O mundo offshore e as mudanças globais necessárias

O mundo offshore é uma das mais graves manifestações do descalabro global que caracteriza os tempos atuais. Urge desmontar as temíveis guaridas fiscais no contexto de uma mudança nas estruturas econômico-financeiras globais que a humanidade e o seu planeta precisam com urgência.

As protagonistas responsáveis do mundo offshore são as “guaridas fiscais”, piedosamente chamadas de “paraísos” pela mídia massiva, a banca global, as corporações multinacionais, as grandes consultorias globais em auditoria e impostos e os estúdios legais especializados. Estes são os facilitadores (enablers) das fugas de capitais, da sonegação tributária e da lavagem de ativos pelas grandes corporações e os “ricos globais”.

Em um contexto no qual os organismos multilaterais mostram cada vez com mais clareza seu viés e as suas limitações, tornam-se imperiosas ações regionais dos países do sul para afrontar esses desafios. Infelizmente, em muitas regiões em desenvolvimento -como no caso da América Latina- as ações regionais “defensivas” hoje são marginais.

Em uma perspectiva global, as questões mais relevantes parecem ser:

a) A crucial discussão pendente -e a ausência de ações globais pertinentes- no que diz respeito a uma nova arquitetura financeira, que deve incluir a banca global, as guaridas fiscais, o financiamento e as normas de conduta das empresas multinacionais não-financeiras e os indispensáveis mecanismos de reestruturação de dívidas soberanas, entre os capítulos principais.

b) A criação, no âmbito das Nações Unidas, de uma autoridade tributária global no intuito de impulsionar a harmonização de impostos, desenvolver métodos globais de controle da inobservância fiscal e promover uma colaboração efetiva -não meramente “de palavra”, como no presente- das administrações tributárias e alfandegárias entre nações e regiões.

c) A adoção de tributos de alcance global, com um tríplice propósito: combater o desenfreado aumento da desigualdade socioeconômica em ingressos e riqueza; atender às migrações forçosas; e minorar os grandes prejuízos consequentes das mudanças climáticas e o deterioro da biosfera, financiando ademais as ações necessárias para proteger suas vítimas.

d) O importante e complexo problema da reforma do sistema das Nações Unidas, para assegurar a sua efetiva democratização; este, um muito dificultoso e essencial objetivo político num mundo de assimetrias geopolíticas com múltiplos centros de poder.

e) O redesenho das principais instituições econômicas multilaterais, o qual requer questionar os dogmas econômicos dominantes.

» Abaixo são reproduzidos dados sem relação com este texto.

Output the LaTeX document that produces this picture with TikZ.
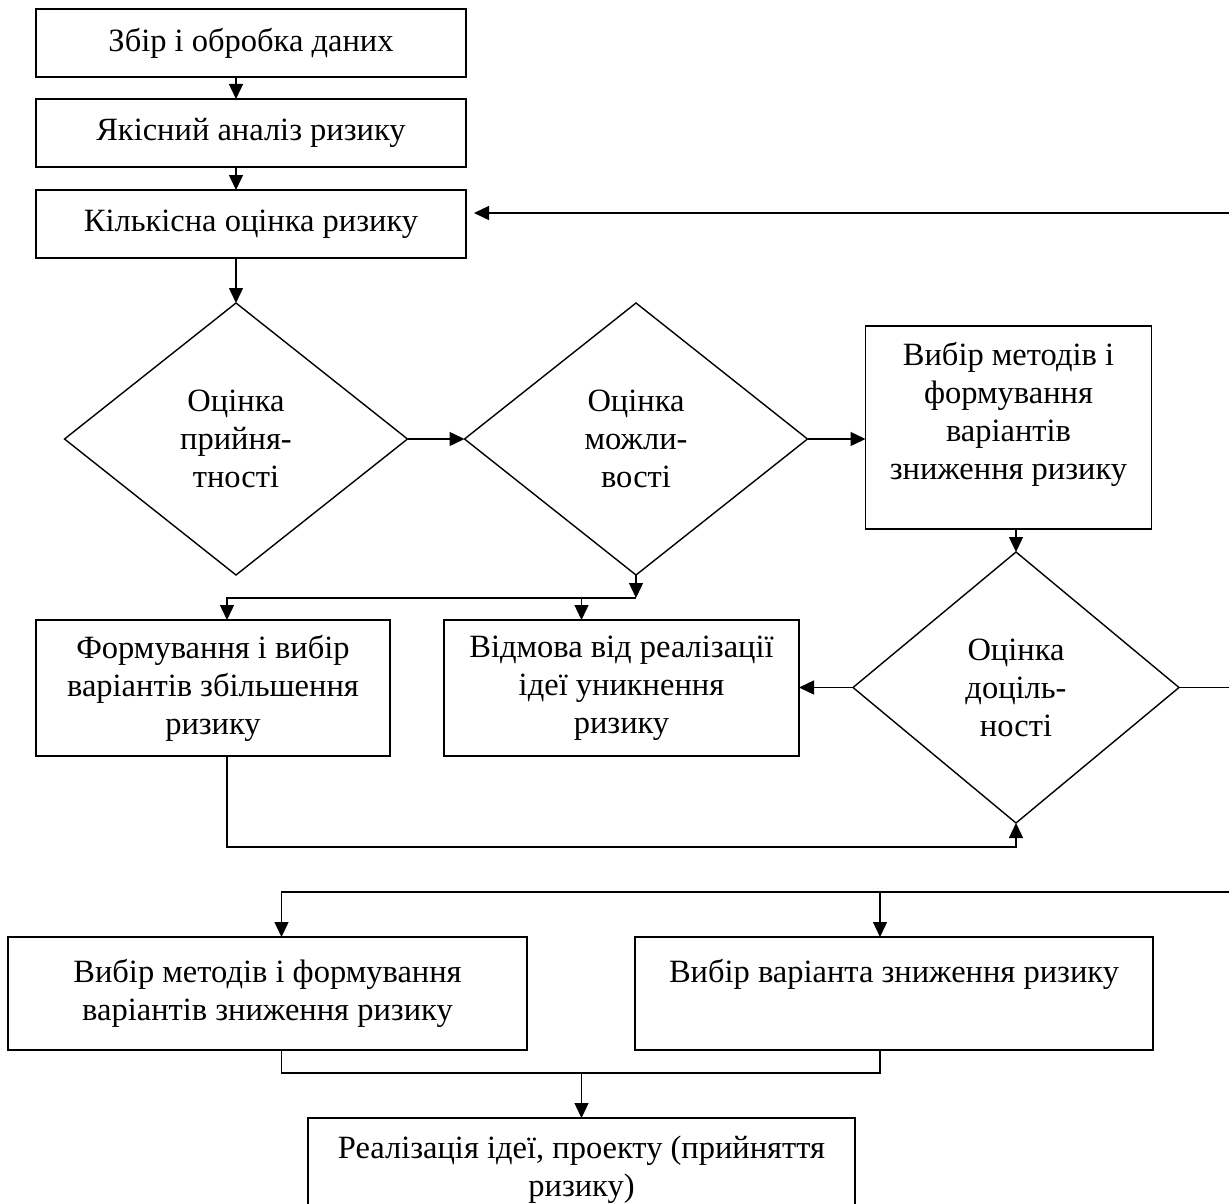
\documentclass[tikz,border=0pt]{standalone}
\usepackage{fontspec}
\setmainfont{Liberation Serif}
\usetikzlibrary{positioning,calc,shapes.geometric,arrows.meta}

\tikzset{
    blok/.style={draw, rectangle, line width=1.4pt, inner sep=0pt, outer sep=0pt, align=center},
    romb/.style={draw, diamond, line width=1.4pt, inner sep=0pt, outer sep=0pt, align=center, minimum width=343pt, minimum height=272pt},
    napys/.style={anchor=north, align=center},
    strilka/.style={-{Triangle[length=15pt,width=14pt]}, line width=1.4pt},
    liniya/.style={line width=1.4pt}
}

\begin{document}
\fontsize{32.5}{38}\selectfont
\begin{tikzpicture}[x=1pt, y=-1pt, node distance=22pt]
    \useasboundingbox (0,0) rectangle (1229,1204);
    \clip (0,0) rectangle (1229,1204);

    \node [blok, minimum width=430pt, minimum height=68pt] (zbir) at (251,43) {Збір і обробка даних};
    \node [blok, minimum width=430pt, minimum height=68pt, below=22pt of zbir] (yakis) {Якісний аналіз ризику};
    \node [blok, minimum width=430pt, minimum height=68pt, below=23pt of yakis] (kilk) {Кількісна оцінка ризику};

    \node [romb] (ocinka1) at (236,439) {Оцінка\\прийня-\\тності};
    \node [romb, right=57pt of ocinka1] (ocinka2) {Оцінка\\можли-\\вості};
    \node [blok, minimum width=286pt, minimum height=203pt, right=58pt of ocinka2, yshift=11.5pt, label={[napys, yshift=-5pt]north:Вибір методів і\\формування\\варіантів\\зниження ризику}] (vybir1) {};
    \node [romb, minimum width=326pt, minimum height=271pt] (ocinka3) at (1016,687.5) {Оцінка\\доціль-\\ності};

    \node [blok, minimum width=354pt, minimum height=136pt] (formuv) at (213,688) {Формування і вибір\\варіантів збільшення\\ризику};
    \node [blok, minimum width=355pt, minimum height=136pt, right=54pt of formuv] (vidmova) {Відмова від реалізації\\ідеї уникнення\\ризику};

    \node [blok, minimum width=519pt, minimum height=113pt] (vybir2) at (267.5,993.5) {Вибір методів і формування\\варіантів зниження ризику};
    \node [blok, minimum width=518pt, minimum height=113pt, right=108pt of vybir2, label={[napys, yshift=-11pt]north:Вибір варіанта зниження ризику}] (vybir3) {};
    \node [blok, minimum width=547pt, minimum height=104pt] (realiz) at (581.5,1170) {Реалізація ідеї, проекту (прийняття\\ризику)};

    \coordinate (pravo1) at (1229,213);
    \coordinate (pravo2) at (1229,687.5);
    \coordinate (pravo3) at (1229,892);
    \coordinate [below=23pt of ocinka2.south] (vuzol1);

    % top chain
    \draw [strilka] (zbir.south -| ocinka1) -- (yakis.north -| ocinka1);
    \draw [strilka] (yakis.south -| ocinka1) -- (kilk.north -| ocinka1);
    \draw [strilka] (kilk.south -| ocinka1) -- (ocinka1.north);
    \draw [strilka, shorten >=8pt] (pravo1) -- (pravo1 -| kilk.east);

    % diamonds
    \draw [strilka] (ocinka1.east) -- (ocinka2.west);
    \draw [strilka] (ocinka2.east) -- (ocinka2.east -| vybir1.west);
    \draw [strilka] (vybir1.south -| ocinka3) -- (ocinka3.north);
    \draw [strilka] (ocinka3.west) -- (ocinka3.west -| vidmova.east);
    \draw [liniya] (ocinka3.east) -- (pravo2);

    \draw [strilka] (ocinka2.south) -- (vuzol1);
    \draw [strilka] (vuzol1) -| ([xshift=14pt]formuv.north);
    \draw [strilka] ([xshift=-40pt]vidmova.north |- vuzol1) -- ([xshift=-40pt]vidmova.north);
    \draw [strilka] ([xshift=14pt]formuv.south) -- ++(0,91) -| (ocinka3.south);

    % bottom part
    \draw [strilka] (pravo3) -| ([xshift=14pt]vybir2.north);
    \draw [strilka] ([xshift=-14pt]vybir3.north |- pravo3) -- ([xshift=-14pt]vybir3.north);
    \draw [liniya] ([xshift=14pt]vybir2.south) -- ++(0,23) coordinate (zbih) -| ([xshift=-14pt]vybir3.south);
    \draw [strilka] (zbih -| realiz.north) -- (realiz.north);

\end{tikzpicture}
\end{document}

Embora resulte imperioso encarar um processo de mudanças não traumáticas a escala global, as forças hegemônicas avançam em outras direções. Pesa fortemente a insensatez nacionalista e xenófoba, o rompimento de blocos de países (Brexit, Unasur) e a fragmentação social e política no interior de países como os Estados Unidos, Reino Unido, Espanha, Ucrânia, Iraque e Síria, entre outros.

Isto acontece quando os problemas globais prementes, a desigualdade, a crise ambiental, o crime organizado, os antagonismos geopolíticos, demandam a construção de consensos, de políticas coordenadas e, incluso, de novas formas de governança global.  Ou seja, acordos nos que necessariamente os Estados deverão ajustar seus interesses em favor da construção do bem comum global. Grave é que alguns grandes poderes avançam em outra direção, incentivam e agravam conflitos globais, tal como denuncia o Papa Francisco, face a uma opinião pública dominada pela passividade.

O Estado global do qual fala -entre outrem- “Pepe” Mujica, ex presidente do Uruguai, pode ser um caminho incontornável mais cedo ou mais tarde. Isto abre desafios diversos: como consegui-lo?, utilizando como base as Nações Unidas modificadas?, propondo uma reconstrução global multipolar que reverta um longo período prévio de deterioro e desagregação global? Quantas outras perspectivas será preciso considerar e integrar? Não sobra o tempo à humanidade para tentar um melhor rumo mediante a construção de novas instituições e modos de funcionar da sociedade e da sua economia.